Maltsters looked at the finished bean and quickly adopted the
roaster to roast their malts. "Black patent malt" was one of
the results, a very dark malt that let the brewer put back the color of
brown malt in their porter,
and cheaply. But the brewers didn’t taste their beer: using the black
patent malt gave porter a dry, smoky, burnt flavor. Sound familiar? It
should: this was the first step towards stout.
Stout eventually conquered porter in the UK. "Baltic"
porters and "Pennsylvania" porters continued to be made, but
they weren’t the same thing at all. It took American craft brewers to
bring it back (along with homebrewers: porter was one of the first beers
I brewed, and brewed again and again). Sierra Nevada, Redhook, and
Anchor all brewed porters, Deschutes made Black Butte porter their
flagship and successfully sold the hell out of it.
But I don’t want this to be a history lesson. This is in praise
of porter,
a happy song of the pure joy of beer drinking that porter can bring.

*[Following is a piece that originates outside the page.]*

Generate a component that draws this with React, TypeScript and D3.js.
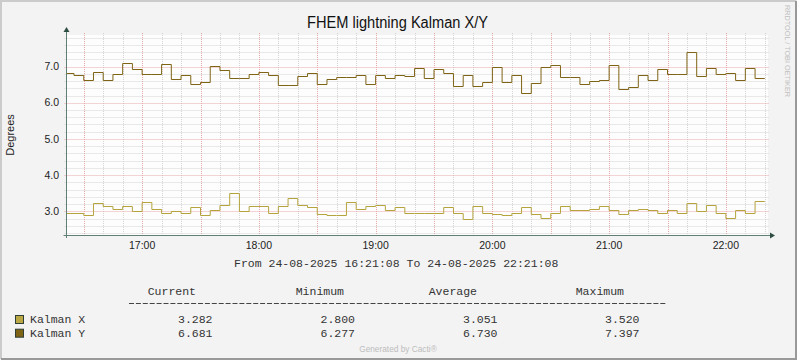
import * as d3 from "d3";

// 5-minute RRD steps, first one covers 16:20-16:25, last 22:15-22:20
const kalmanX = [
  2.97, 2.97, 2.9, 3.22, 3.15, 3.08, 3.15, 3.0, 3.25, 3.08, 2.95, 3.0, 2.97, 3.11, 2.9, 3.05, 3.17, 3.52,
  3.0, 3.16, 3.14, 2.95, 3.14, 3.36, 3.19, 3.11, 2.92, 2.89, 2.89, 3.25, 3.08, 3.14, 3.19, 3.03, 3.11, 2.97,
  2.95, 2.97, 2.97, 3.11, 2.97, 2.8, 3.14, 2.95, 2.92, 2.89, 2.97, 3.11, 2.92, 2.81, 2.97, 3.16, 3.05, 3.05,
  3.08, 3.16, 3.03, 2.92, 3.03, 3.08, 3.05, 2.95, 3.05, 2.97, 3.22, 3.0, 3.19, 2.97, 2.81, 3.05, 2.97, 3.28,
];
const kalmanY = [
  6.82, 6.77, 6.63, 6.84, 6.63, 6.8, 7.09, 6.94, 6.8, 6.8, 7.06, 6.65, 6.76, 6.52, 6.57, 7.01, 6.9, 6.68,
  6.68, 6.8, 6.84, 6.77, 6.5, 6.5, 6.74, 6.82, 6.52, 6.65, 6.71, 6.71, 6.76, 6.52, 6.76, 6.68, 6.76, 6.73,
  6.95, 6.68, 6.93, 6.82, 6.46, 6.76, 6.46, 6.57, 6.98, 6.57, 6.76, 6.28, 6.54, 6.98, 7.04, 6.71, 6.71, 6.51,
  6.6, 6.62, 7.04, 6.38, 6.43, 6.76, 6.62, 6.93, 6.8, 6.8, 7.4, 6.73, 6.95, 6.79, 6.82, 6.62, 6.95, 6.68,
];
const yTicks = [3, 4, 5, 6, 7];
const legendHeaders = ["Current", "Minimum", "Average", "Maximum"];
const legendRows = [
  { name: "Kalman X", color: "#B9A843", values: ["3.282", "2.800", "3.051", "3.520"] },
  { name: "Kalman Y", color: "#7F6416", values: ["6.681", "6.277", "6.730", "7.397"] },
];

/** svg dimensions */
const width = 797;
const height = 360;
const plot = { left: 66.5, right: 767, top: 35, bottom: 235 };

const start = new Date(Date.UTC(2025, 7, 24, 16, 21, 8));
const end = new Date(Date.UTC(2025, 7, 24, 22, 21, 8));
const firstStep = Date.UTC(2025, 7, 24, 16, 20, 0);
const stepMs = 5 * 60 * 1000;

const mono = "'Liberation Mono', 'Courier New', monospace";
const sans = "'Liberation Sans', Arial, sans-serif";

const App = () => {
  const x = d3.scaleUtc().domain([start, end]).range([plot.left, plot.right]);
  const y = d3.scaleLinear().domain([2.35, 7.87]).range([plot.bottom, plot.top]);

  const toPoints = (vals: number[]) => {
    const pts = vals.map((v, i) => ({ t: new Date(firstStep + i * stepMs), v }));
    pts.push({ t: new Date(firstStep + vals.length * stepMs), v: vals[vals.length - 1] });
    return pts;
  };
  const line = d3
    .line<{ t: Date; v: number }>()
    .x((d) => x(d.t))
    .y((d) => Math.round(y(d.v)) + 0.5)
    .curve(d3.curveStepAfter);

  const minorY = d3.range(12, 40).map((i) => i / 5).filter((v) => v % 1 !== 0);
  const minorX = x.ticks(d3.utcMinute.every(10)!).filter((d) => d.getUTCMinutes() % 30 !== 0);
  const majorX = x.ticks(d3.utcMinute.every(30)!);
  const hourX = x.ticks(d3.utcHour.every(1)!);
  const fmt = d3.utcFormat("%H:%M");

  const px = (v: number) => Math.round(v) + 0.5;
  const legendX = [196, 344, 477, 624];
  const valueX = [212.5, 355, 497.5, 639.5];

  return (
    <svg width={width} height={height} style={{ display: "block", position: "absolute", left: 0, top: 0 }}>
      <rect x={0} y={0} width={width} height={height} fill="#F3F3F3" />
      {/* 3d frame */}
      <path d={`M1,${height - 1} V1 H${width - 1}`} fill="none" stroke="#CBCBCB" strokeWidth={2} />
      <path d={`M1,${height - 1} H${width - 1} V1`} fill="none" stroke="#999999" strokeWidth={2} />

      <rect x={plot.left} y={plot.top} width={plot.right - plot.left + 1} height={plot.bottom - plot.top} fill="#FDFDFD" />

      {/* minor grid */}
      {minorY.map((v) => (
        <line key={`my${v}`} x1={plot.left - 2} x2={plot.right + 2} y1={px(y(v))} y2={px(y(v))}
          stroke="#D4D4D4" strokeDasharray="1,1" />
      ))}
      {minorX.map((d) => (
        <line key={`mx${+d}`} x1={px(x(d))} x2={px(x(d))} y1={plot.top - 2} y2={plot.bottom + 2}
          stroke="#D4D4D4" strokeDasharray="1,1" />
      ))}
      {/* major grid */}
      {yTicks.map((v) => (
        <line key={`Y${v}`} x1={plot.left - 2} x2={plot.right + 2} y1={px(y(v))} y2={px(y(v))}
          stroke="#E8A8A8" strokeDasharray="1,1" />
      ))}
      {majorX.map((d) => (
        <line key={`X${+d}`} x1={px(x(d))} x2={px(x(d))} y1={plot.top - 2} y2={plot.bottom + 2}
          stroke="#E8A8A8" strokeDasharray="1,1" />
      ))}

      <defs>
        <clipPath id="plotClip">
          <rect x={plot.left} y={plot.top - 5} width={plot.right - plot.left} height={plot.bottom - plot.top + 5} />
        </clipPath>
      </defs>
      <g clipPath="url(#plotClip)" fill="none" strokeWidth={1}>
        <path d={line(toPoints(kalmanX)) ?? ""} stroke="#B5A43E" />
        <path d={line(toPoints(kalmanY)) ?? ""} stroke="#7F6416" />
      </g>

      {/* axes with arrows */}
      <line x1={plot.left - 3} x2={plot.right + 3} y1={plot.bottom + 0.5} y2={plot.bottom + 0.5} stroke="#5F7F75" />
      <path d={`M${plot.right + 3},${plot.bottom - 2.5} L${plot.right + 8},${plot.bottom + 0.5} L${plot.right + 3},${plot.bottom + 3.5} Z`} fill="#2E4E44" />
      <line x1={66.5} x2={66.5} y1={plot.bottom + 3} y2={plot.top - 3} stroke="#5F7F75" />
      <path d={`M63.5,${plot.top - 3} L66.5,${plot.top - 8} L69.5,${plot.top - 3} Z`} fill="#2E4E44" />

      {/* tick labels */}
      {yTicks.map((v) => (
        <text key={`yl${v}`} x={59} y={y(v)} dy="0.35em" textAnchor="end" fontFamily={sans} fontSize={10.5} fill="#222">
          {v.toFixed(1)}
        </text>
      ))}
      {hourX.map((d) => (
        <text key={`xl${+d}`} x={x(d)} y={249} textAnchor="middle" fontFamily={sans} fontSize={10.5} fill="#222">
          {fmt(d)}
        </text>
      ))}

      <text x={0} y={0} transform="translate(14,135) rotate(-90)" textAnchor="middle" fontFamily={sans} fontSize={11} fill="#222">
        Degrees
      </text>
      <text x={397.5} y={28} textAnchor="middle" fontFamily={sans} fontSize={16} textLength={181} lengthAdjust="spacingAndGlyphs" fill="#111">
        FHEM lightning Kalman X/Y
      </text>
      <text x={234} y={266.5} fontFamily={mono} fontSize={11.5} fill="#333">
        From 24-08-2025 16:21:08 To 24-08-2025 22:21:08
      </text>

      {/* legend */}
      {legendHeaders.map((h, i) => (
        <text key={h} x={legendX[i]} y={295} textAnchor="end" fontFamily={mono} fontSize={11.5} fill="#333">
          {h}
        </text>
      ))}
      {/* dashed rule under the legend header */}
      <line x1={129} x2={666} y1={303.5} y2={303.5} stroke="#444" strokeDasharray="5,1.9" />
      {legendRows.map((r, ri) => (
        <g key={r.name}>
          <rect x={15.5} y={315.5 + ri * 13.7} width={8} height={8} fill={r.color} stroke="#2F3F35" />
          <text x={30} y={323 + ri * 13.7} fontFamily={mono} fontSize={11.5} fill="#333">
            {r.name}
          </text>
          {r.values.map((v, i) => (
            <text key={i} x={valueX[i]} y={323 + ri * 13.7} textAnchor="end" fontFamily={mono} fontSize={11.5} fill="#333">
              {v}
            </text>
          ))}
        </g>
      ))}

      <text x={398} y={352} textAnchor="middle" fontFamily={sans} fontSize={8.3} fill="#BDBDBD">
        Generated by Cacti®
      </text>
      <text x={0} y={0} transform="translate(785,5) rotate(90)" fontFamily={sans} fontSize={7.5} fill="#C0C0C0" textLength={92} lengthAdjust="spacingAndGlyphs">
        RRDTOOL / TOBI OETIKER
      </text>
    </svg>
  );
};

export default App;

What's porter got going for it? Balance. The GABF judging
categories have two categories for ale-brewed porters: brown porter and
robust porter.
In the solidly certain words of Maine's pioneer brewer David Geary,
"That's horseshit. porter is porter,
and it's very specific. A 'robust porter' is a stout."
Porter
is not overly roasted, nor is it overly hopped, nor is it overly sweet.
But neither is porter bland. That's why I drank so much
of it last Wednesday. Porter,
ideally, is a beer in tension, where several flavor categories pull
harmoniously in opposite directions. None of them overwhelm, none of
them disappear. Malt, roast, hop, ester: they're all there, but none
dominate.
What is perhaps even more appealing is that porter doesn't awe the
drinker. Many beers can be so striking as to evoke constant comment
from geek and novice alike. Not a well-made porter.
Porter's along for your ride, not there to take you on one of its
own. I think in four hours the only things we said about the porter at
Liberty was "Damn, this porter's good," "Yeah, another
pitcher," and "Here, try some." I suppose you could say
that Bud drinkers say the same things -- except for "Here, try
some," maybe -- but there's a lot to be said for a beer that has
real taste but is not intrusive on a geek's conversation.
It's worth mentioning that Flann O'Brien's "The
Workman's Friend," which many seem to think is a salute to
stout is actually in praise of porter,
"plain
porter."
You always have to be careful with O'Brien, who was born with his tongue
firmly planted in his cheek, but this bit of poetry, assigned to a
fictional "Jem O'Casey" in O'Brien's At Swim-Two-Birds,
rings too true to be wholly sarcastic. The opening stanza is the one
most often quoted:
"When things go wrong and they won't come right,
Though you do the best you can,
Though life seems dark as the midnight sky,
A pint of plain's your only man."
Indeed, indeed, 'tis true. It's December, and
maybe I should have written about holiday beers, and how they aren't
quite as special as they used to be, and how much I despise spiced
beers, and all that. But I thought better of it. This month, I've no
point to make but this: porter is overlooked, stuffed in the back
of the craft-brew cupboard. Get yourself a driver, set aside four hours,
and get re-acquainted. Southern Tier makes a good one, David Geary's
London porter is excellent, Victory's draft-only Workhorse porter is
good, and Hugh Burns makes a great porter at Williamsburg Brewing. I'm
going to get some of Brian O'Reilly's porter at Sly Fox this weekend,
and I had a nice pint of cask Pig Iron porter at Iron Hill North Wales
last Monday. Get the conversation going, and just take the porter along
for the ride. Enjoy yourself. Happy holidays!